Open maj160 opened 2 months ago
Here's a quick example of the kind of snippet that would fix this (stable_diffusion.cpp:654)
for (auto& kv : curr_lora_state) {
const std::string& lora_name = kv.first;
float curr_multiplier = kv.second;
// If the lora is no longer in the prompt
if (lora_state.find(lora_name) == lora_state.end()) {
float multiplier_diff = -curr_multiplier;
if (multiplier_diff != 0.f) {
lora_state_diff[lora_name] = multiplier_diff;
}
}
}
There is probably a nicer way to do this, though
I worry about repeated addition and removal of LoRAs in that method introducing a kind of compounding precision error, although perhaps I am overly cautious. I suppose for those desperate to never have to reload the base model file one could store an unaltered set of tensors from the base model and then apply LoRAs to a copy of those tensors whenever the LoRAs being used, or their respective application strengths, change. Naturally this would double the amount of space the base model takes up while the program is running.
Thanks - I agree that even under the existing apply_loras mechanism there is potential for precision errors - But that's a much harder problem and not really the focus of this bug report.

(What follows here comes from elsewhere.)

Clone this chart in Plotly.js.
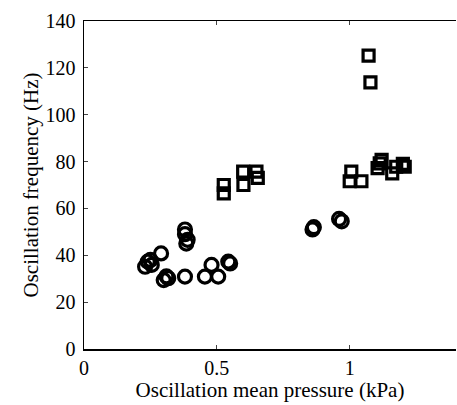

This report is about buggy behaviour in the current implementation with a (hopefully!) simple fix, I'd rather it didn't get bogged down and lost in discussion about how LoRAs are handled in general... That feels like a topic for another issue.
The issue is that the two are related. This isn't an issue for the CLI program because neither the model nor LoRAs change from batch image to batch image and even if there are precision errors in the LoRA tensor loading they are reproducible.
However, for people who want to run sdcpp as a server its important to ensure that any solution does not lose precision over time. If it does one could have a situation where the same prompt, with the same settings, with the same seed produces a different result just due to precision decay if many LoRAs have been loaded and unloaded in the intervening time.
The simplest solution would be if when running in this kind of server mode if any of the LoRA settings were to change to just have it reload the model either from a file or from a stored copy of the base model tensors, otherwise it is difficult to guarantee reliable and reproducible behavior.
reload base model is too slow
This only matters when the same sd_ctx is used for multiple prompts - Loras that have been applied in a previous prompt but don't appear in the current prompt are not unapplied.
Steps to reproduce:
Why this happens: curr_lora_state contains the loras that are currently applied and their weights. However, inside apply_loras, we only handle loras in the current prompt, and we don't consider any other loras that are in curr_lora_state and might need to be removed.
Potential fix: In apply_loras(), loop over curr_lora_state and unapply any loras that do not appear in the lora_state (that is, add them to lora_state_diff with negative multiplier)